Funny, the fish on Saturday came on my Rod, which was rigged targeting Coho, since I’m already tagged out in the bay for Chinook. Had friends with me that could keep chinook so that was good, number three spin fish behind a 360 did the trick!
 
#21 ·
Lots of fun camping and fishing the Nehalem( Mon, Tue, Wed), we ended up with 4 chinook in the boat, released 2 beautiful big wild Coho and a small jack. We lost a 20 lb. salmon to a seal, had another ferocious takedown that came unstuck when it ran and numerous drivebys. All the fish were caught above the town of Nehalem and below the mouth of the North Fork. The weeds and seaweed were just to problematic at Wheeler.
Image
Image
Image
Image

Those Nehalem Chinook are spectacular!
Image
 
#22 ·
I feel stupid asking, but I’m tired of staring at the regs. I only fish Nehalem a couple days per year anymore. I found the wild coho and wild chinook regulation updates for daily and annual limits, but I wanted to confirm a couple of things. First, I didn’t see any barbless hook requirements so I assume we can use barbs.

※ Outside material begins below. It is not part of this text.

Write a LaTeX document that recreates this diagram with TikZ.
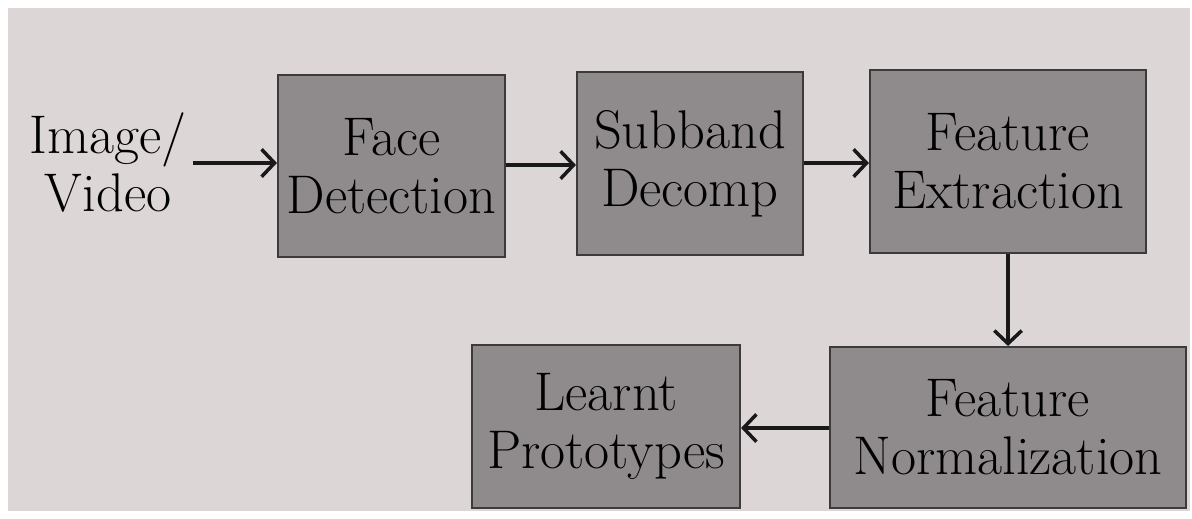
\documentclass[tikz,border=0pt]{standalone}
\usepackage{tikz}
\usetikzlibrary{arrows.meta}
\definecolor{paper}{HTML}{DCD6D7}
\definecolor{boxgray}{HTML}{8F8B8C}
\definecolor{edgegray}{HTML}{3C3A3B}

\begin{document}
\begin{tikzpicture}[x=0.02cm, y=-0.02cm, every node/.style={font=\fontsize{31}{33}\selectfont, align=center},
	>={Straight Barb[length=2.6mm, width=5.5mm, line width=2pt]},
	block/.style={draw=edgegray, line width=1.2pt, fill=boxgray, inner sep=0pt},
	flow/.style={->, line width=2pt, black!90}]
	\useasboundingbox (0,0) rectangle (1192,518);
	\fill[white] (0,0) rectangle (1192,518);
	\fill[paper] (8,8) rectangle (1190,511);
	\node (input) at (108,163) {Image/\\Video};
	\node[block, minimum width=4.54cm, minimum height=3.64cm] (face) at (391.5,166) {Face\\Detection};
	\node[block, minimum width=4.52cm, minimum height=3.66cm] (subband) at (690,163.5) {Subband\\Decomp};
	\node[block, minimum width=5.52cm, minimum height=3.66cm] (extract) at (1008,161.5) {Feature\\Extraction};
	\node[block, minimum width=7.12cm, minimum height=3.22cm] (norm) at (1008,427.5) {Feature\\Normalization};
	\node[block, minimum width=5.36cm, minimum height=3.26cm] (learnt) at (606,426.5) {Learnt\\Prototypes};
	\draw[flow] (input.east |- 0,163) -- (face.west |- 0,163);
	\draw[flow] (face.east |- 0,165) -- (subband.west |- 0,165);
	\draw[flow] (subband.east |- 0,163) -- (extract.west |- 0,163);
	\draw[flow] (extract) -- (norm);
	\draw[flow] (norm.west |- 0,428) -- (learnt.east |- 0,428);
\end{tikzpicture}
\end{document}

Also, I didn’t see any barbless “may continue to deploy gear” notation, so I assume we have to rack a rod if someone happens to limit out. Am I reading both of these things correctly?
 
#24 ·
You are right on the money about typical Nehalem fishing. It always seems to be either on fire, or slow going for us too. Last year was pretty much the same game. We were running the medium sized spin fish for the most part and had done well on them the year before, but it was slow going and very few nets flying along the jetty…. But…. We were marking quite a few fish out there. So I started rotating different color spin fish with tuna stuffing to try and change things up about every 20 minutes. When I put the green colored rig down it got slammed almost instantly…. Wow! … So I put another one on my wife’s rod and bingo! Doubles…. Granted… most of the fish were wild coho, but we picked up two clipped fish and one chinook. But we were on fire for a couple hours there and had a blast! I shared the color with the guide boat next to us, and he started boating fish too. So I would highly recommend playing with different color lures. Typically the corn chowder pink spin fish are deadly for coho and chinook both down there. But last year the Herring Aid and green and silver were the ticket…. Ya never know… I’ll be down there on Sunday……. Kirk
 
#26 ·
I was there Saturday, but we only chased crab (I took salmon gear, but the girls outvoted us guys; they just wanted to pull rings all day ). We crabbed from about 9:30 until 2-ish; ended up with 29 crabs. About half of them were only half full. At least we got enough for the ladies to feed their book club tonight (they seem to informally compete for who can bring the best wine and snacks; I think the books are just an excuse to hold ladies night once a month).
 
#27 ·
I was there yesterday from 0930 to 4:30. We didn’t see one net fly in the Wheeler/Nehalem area for a couple dozen boats. We had a descent day going 4/4 on spinners and spin fish. Definitely slow.
I did see kirkll out there and said hi in the afternoon but he didn’t give me the time of day. I almost pulled down my pants and BA’d him but his wife was with him. Ever since I shaved my stache he is to good for me 😂.